Ces accords ne sont pas de simples dispositions administratives. Ils symbolisent un héritage colonial encore brûlant, une tentative de maintenir des liens privilégiés entre Paris et Alger dans les années qui ont suivi la guerre d’indépendance. Pour l’Algérie, ils représentent un acquis historique, un pacte arraché dans la douleur. Pour une partie croissante de l’opinion française, ils incarnent au contraire une anomalie, un privilège que rien ne justifie plus. Les révisions successives de 1985, 1994, 2001 et 2012 n’ont pas suffi à apaiser la contestation.
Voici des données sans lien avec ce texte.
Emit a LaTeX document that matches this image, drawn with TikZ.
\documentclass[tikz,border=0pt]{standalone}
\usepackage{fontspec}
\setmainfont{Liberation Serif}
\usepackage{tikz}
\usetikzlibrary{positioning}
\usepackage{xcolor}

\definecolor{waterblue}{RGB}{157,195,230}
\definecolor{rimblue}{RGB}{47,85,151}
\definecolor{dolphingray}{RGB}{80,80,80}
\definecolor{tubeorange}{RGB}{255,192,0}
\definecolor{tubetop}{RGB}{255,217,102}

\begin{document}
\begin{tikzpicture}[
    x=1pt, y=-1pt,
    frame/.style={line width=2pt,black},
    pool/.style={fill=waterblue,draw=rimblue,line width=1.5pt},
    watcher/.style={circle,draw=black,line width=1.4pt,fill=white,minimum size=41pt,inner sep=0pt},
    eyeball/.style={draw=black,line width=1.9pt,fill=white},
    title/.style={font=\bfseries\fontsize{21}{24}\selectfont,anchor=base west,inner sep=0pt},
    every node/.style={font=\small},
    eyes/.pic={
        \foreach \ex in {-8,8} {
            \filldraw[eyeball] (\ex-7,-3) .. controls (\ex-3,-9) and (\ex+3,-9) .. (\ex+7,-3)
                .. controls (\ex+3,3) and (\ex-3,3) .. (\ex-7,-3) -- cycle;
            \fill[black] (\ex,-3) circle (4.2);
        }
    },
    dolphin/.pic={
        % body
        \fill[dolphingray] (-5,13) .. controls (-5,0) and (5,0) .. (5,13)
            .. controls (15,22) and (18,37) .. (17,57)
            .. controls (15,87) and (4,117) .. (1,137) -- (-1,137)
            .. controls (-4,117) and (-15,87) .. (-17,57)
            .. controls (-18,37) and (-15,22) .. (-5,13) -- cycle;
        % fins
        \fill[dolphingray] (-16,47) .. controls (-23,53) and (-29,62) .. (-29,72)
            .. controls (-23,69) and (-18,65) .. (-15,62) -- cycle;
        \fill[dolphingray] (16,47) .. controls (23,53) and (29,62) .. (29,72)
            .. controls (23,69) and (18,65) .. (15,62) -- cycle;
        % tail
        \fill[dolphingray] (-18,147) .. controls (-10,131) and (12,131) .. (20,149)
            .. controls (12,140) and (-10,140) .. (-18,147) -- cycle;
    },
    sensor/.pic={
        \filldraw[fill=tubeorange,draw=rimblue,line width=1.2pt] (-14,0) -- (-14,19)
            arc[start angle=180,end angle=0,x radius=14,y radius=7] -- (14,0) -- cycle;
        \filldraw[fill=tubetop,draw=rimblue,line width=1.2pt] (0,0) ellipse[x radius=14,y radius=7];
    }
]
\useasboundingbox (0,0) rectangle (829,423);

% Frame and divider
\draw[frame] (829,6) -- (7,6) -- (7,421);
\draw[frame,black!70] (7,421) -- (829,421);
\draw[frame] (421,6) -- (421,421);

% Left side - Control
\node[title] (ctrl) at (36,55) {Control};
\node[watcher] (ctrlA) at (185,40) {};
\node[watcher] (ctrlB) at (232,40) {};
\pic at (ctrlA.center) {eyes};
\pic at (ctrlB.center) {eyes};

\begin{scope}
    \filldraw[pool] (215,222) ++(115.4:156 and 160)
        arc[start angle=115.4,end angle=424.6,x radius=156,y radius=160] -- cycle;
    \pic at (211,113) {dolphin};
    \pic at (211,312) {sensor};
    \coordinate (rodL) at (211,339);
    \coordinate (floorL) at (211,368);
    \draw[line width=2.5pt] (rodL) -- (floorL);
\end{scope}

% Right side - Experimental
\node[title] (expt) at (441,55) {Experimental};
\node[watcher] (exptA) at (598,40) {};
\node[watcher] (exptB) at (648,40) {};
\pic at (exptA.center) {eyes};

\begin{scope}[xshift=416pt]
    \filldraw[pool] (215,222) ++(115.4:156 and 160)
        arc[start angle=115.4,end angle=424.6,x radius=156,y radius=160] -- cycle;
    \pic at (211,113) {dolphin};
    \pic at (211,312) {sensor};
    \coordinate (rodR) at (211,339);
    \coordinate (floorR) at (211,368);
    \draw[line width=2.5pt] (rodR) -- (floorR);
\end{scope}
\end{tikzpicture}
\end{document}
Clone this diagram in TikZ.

Le levier des visas comme arme diplomatique
L’idée d’utiliser le levier des visas n’est pas nouvelle. En 2021, Emmanuel Macron avait déjà réduit drastiquement leur nombre, reprochant à Alger son refus de délivrer les laissez-passer nécessaires aux expulsions. La mesure avait provoqué une flambée diplomatique, vite contenue par des tractations silencieuses. Mais ce que propose Sarkozy dépasse le registre de la sanction temporaire. Il appelle à un changement structurel, une réécriture des règles du jeu, où la réciprocité remplacerait l’exception historique.
Sarkozy choisit son moment. Sa déclaration intervient dans un climat où l’immigration est devenue un enjeu électoral central. Chaque formation politique rivalise de fermeté. Sarkozy, même éloigné du pouvoir, choisit un moment où les débats sont saturés de calculs électoraux pour réactiver un sujet doublement inflammable : la mémoire coloniale et les flux migratoires.
Les chiffres renforcent le caractère explosif du dossier. Environ deux millions d’Algériens vivent aujourd’hui en France. Selon la Banque mondiale, leurs transferts financiers vers leur pays d’origine ont dépassé deux milliards de dollars en 2023. Ces flux constituent un soutien vital pour Alger, et un argument que ses dirigeants ne manqueront pas de brandir. Pour eux, céder à la pression française équivaudrait à une humiliation publique et à une perte de légitimité.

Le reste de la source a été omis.